Cinematic arts students produce their own pilot episode called ‘Peace Baby’

Junior year film students “peaced out” on set April 21 after spending 14 days filming at various locations in the Lynchburg area. Students, joined with professors, alumni and professionals, worked together to produce a pilot episode for a potential TV show titled “Peace Baby.” 

The plot of the pilot episode begins with siblings Yasmin, Jeff and Justin who face pressure from their father, regarding athletics. Following Jeff’s suicide, Yasmin must learn how to move forward. During this season, Yasmin learns how to process her brother’s death through music and new friendships.

Cinematic arts students were divided into 14 departments. These included ads, art, behind the scenes, camera, editorial, electric, grip, locations, DIT (digital imaging technician), production office, script supervisor, sound, assistant to producer and assistant to director. 

Each student worked in two phases on the film set. Each phase was one week. Students were able to pick their top three departments and were later assigned their phases for the film set. 

Tiana Carter, a junior studying film production and content development, worked in the production office department in the first phase and then in the assistant director position for the second phase. Her responsibilities for production included administration duties and dealing with paperwork, such as contracts. Her assistant directing responsibilities were coordinating background actors where they filmed at a high school. 

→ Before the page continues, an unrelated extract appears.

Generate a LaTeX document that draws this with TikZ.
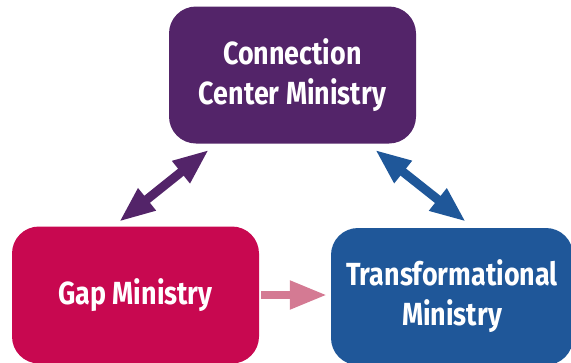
\documentclass[tikz,border=0pt]{standalone}
\usepackage{fontspec}
\newfontfamily\boxfont[FakeStretch=0.84]{Fira Sans}
\usetikzlibrary{arrows.meta,calc}
\definecolor{ccpurple}{RGB}{83,36,105}
\definecolor{gapred}{RGB}{200,8,80}
\definecolor{trblue}{RGB}{31,87,153}
\definecolor{gappink}{RGB}{212,122,147}

\begin{document}
\begin{tikzpicture}[line join=round,x=1pt,y=-1pt,
    ministry/.style={rounded corners=27pt,minimum width=247pt,minimum height=137pt,inner sep=0pt,
        text=white,align=center,font=\boxfont\bfseries\fontsize{32}{40}\selectfont},
    link/.style={line width=9pt,line cap=butt,>={Triangle[length=36pt,width=26pt]}}]

    \useasboundingbox (0,0) rectangle (571,362);
    \clip (0,0) rectangle (571,362);

    \node[ministry,fill=ccpurple] (connect) at (292.5,75) {Connection\\Center Ministry};
    \node[ministry,fill=gapred] (gap) at (135.5,295) {Gap Ministry};
    \node[ministry,fill=trblue,minimum width=242pt] (transform) at (452,296.5) {Transformational\\Ministry};

    \draw[link,<->,ccpurple] ($(connect.south)+(-83.5,6)$) -- ($(gap.north)+(-16.5,-4.5)$);
    \draw[link,<->,trblue] ($(connect.south)+(82.5,6)$) -- ($(transform.north)+(14,-6)$);
    \draw[link,->,gappink,line width=8pt,>={Triangle[length=37pt,width=27pt]}]
        ($(gap.east)+(2,0)$) -- ($(transform.west)+(-4,-1.5)$);
\end{tikzpicture}
\end{document}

Carter learned a lot during production, especially during preproduction and being on set. She worked through contracts and organizing hotels for the cast and crew. 

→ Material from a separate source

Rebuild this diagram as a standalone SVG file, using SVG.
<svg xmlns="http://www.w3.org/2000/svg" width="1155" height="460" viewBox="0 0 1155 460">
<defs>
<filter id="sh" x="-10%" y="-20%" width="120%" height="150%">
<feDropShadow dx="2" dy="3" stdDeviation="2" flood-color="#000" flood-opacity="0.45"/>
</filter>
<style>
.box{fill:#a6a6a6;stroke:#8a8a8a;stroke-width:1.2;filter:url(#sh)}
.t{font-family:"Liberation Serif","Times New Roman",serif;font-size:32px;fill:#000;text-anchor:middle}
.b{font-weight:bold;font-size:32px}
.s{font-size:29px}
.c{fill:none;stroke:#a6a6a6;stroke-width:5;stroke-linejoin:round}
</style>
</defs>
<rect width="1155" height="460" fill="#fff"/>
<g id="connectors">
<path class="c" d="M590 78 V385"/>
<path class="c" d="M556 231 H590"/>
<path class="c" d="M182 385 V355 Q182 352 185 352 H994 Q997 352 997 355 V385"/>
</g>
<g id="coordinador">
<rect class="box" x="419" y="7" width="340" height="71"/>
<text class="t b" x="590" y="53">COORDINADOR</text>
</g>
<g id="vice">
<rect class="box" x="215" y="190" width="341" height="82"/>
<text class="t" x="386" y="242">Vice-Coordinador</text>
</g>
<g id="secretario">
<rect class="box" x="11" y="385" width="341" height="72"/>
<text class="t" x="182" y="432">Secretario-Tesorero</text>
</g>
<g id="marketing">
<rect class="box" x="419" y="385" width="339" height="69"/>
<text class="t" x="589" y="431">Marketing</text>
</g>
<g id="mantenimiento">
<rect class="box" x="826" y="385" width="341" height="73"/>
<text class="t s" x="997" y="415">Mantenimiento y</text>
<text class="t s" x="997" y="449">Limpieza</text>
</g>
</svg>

“There’s a lot of details that you wouldn’t even think about, like lunch … that was a big thing,” Carter said.

 Carter learned how to work with the director of the film and enjoyed her time meeting new people on the cast.

“I can definitely understand how people get kind of sad and overwhelmed (when it ends) because (wrapping up production) was a bittersweet moment. I got to meet people outside of my class which was fun,” Carter said. “You’re just kind of a family at the end and then getting to wrap the actors and say bye to them. It was bittersweet, but it was a lot of fun.”

Carter emphasized the importance of networking, especially among her classmates and peers. 

Sarah Elizabeth McNeal, also a junior studying film production and content development, spent Phase 1 working in the electric department and Phase 2 in the camera department as the Camera B operator. 

Her electric responsibilities consisted of staging, watching generators and assisting the gaffer, who oversees all the lighting. Preproduction for the electric team was spent labeling, organizing and testing all the lighting equipment. 

“It is so important to be organized and to know where everything is because when you’re on set and the DP (director of photography) needs a NYX bulb, you need to know exactly where that is and how it works,” McNeal said. “Time is money. That’s what they say in the film industry.”

McNeal acknowledges how important it is to get hands-on experiences while studying at Liberty. 

“That opportunity may not come again very easily, so to have that opportunity now is really great,” McNeal said. 

McNeal’s goals for the pilot were to improve her electric and camera skills, which she accomplished as she grew in her confidence in filmmaking. 

“No department is greater than another department. You all need each other and you’re all relying on each other,” McNeal said. “All these different people with all these different passions are working together to create one product and ultimately fulfill the director’s vision.”

Michael Torres, an associate professor in the cinematic arts department, directed “Peace Baby.” Doug Miller, a professor in the cinematic arts department, was the director of photography for the film. 

The students learned from their professors, Liberty alumni and film professionals while on set. One alumnus, Josh Hockema, who graduated in 2022, was the First Assistant Camera.

“It was a lot of fun getting to talk with them because they’re in the field now and getting to hear their experiences,” Carter said. 

Carter explained how they gave advice to the film students regarding their thesis films and what work in the “real world” is like. 

Each spring, the cinematic arts department produces a film with the junior year students as part of the major degree programs. The project, like others in the curricula, allows students to have on-the-job training with active professionals, enhancing their resumes and career networks before they graduate.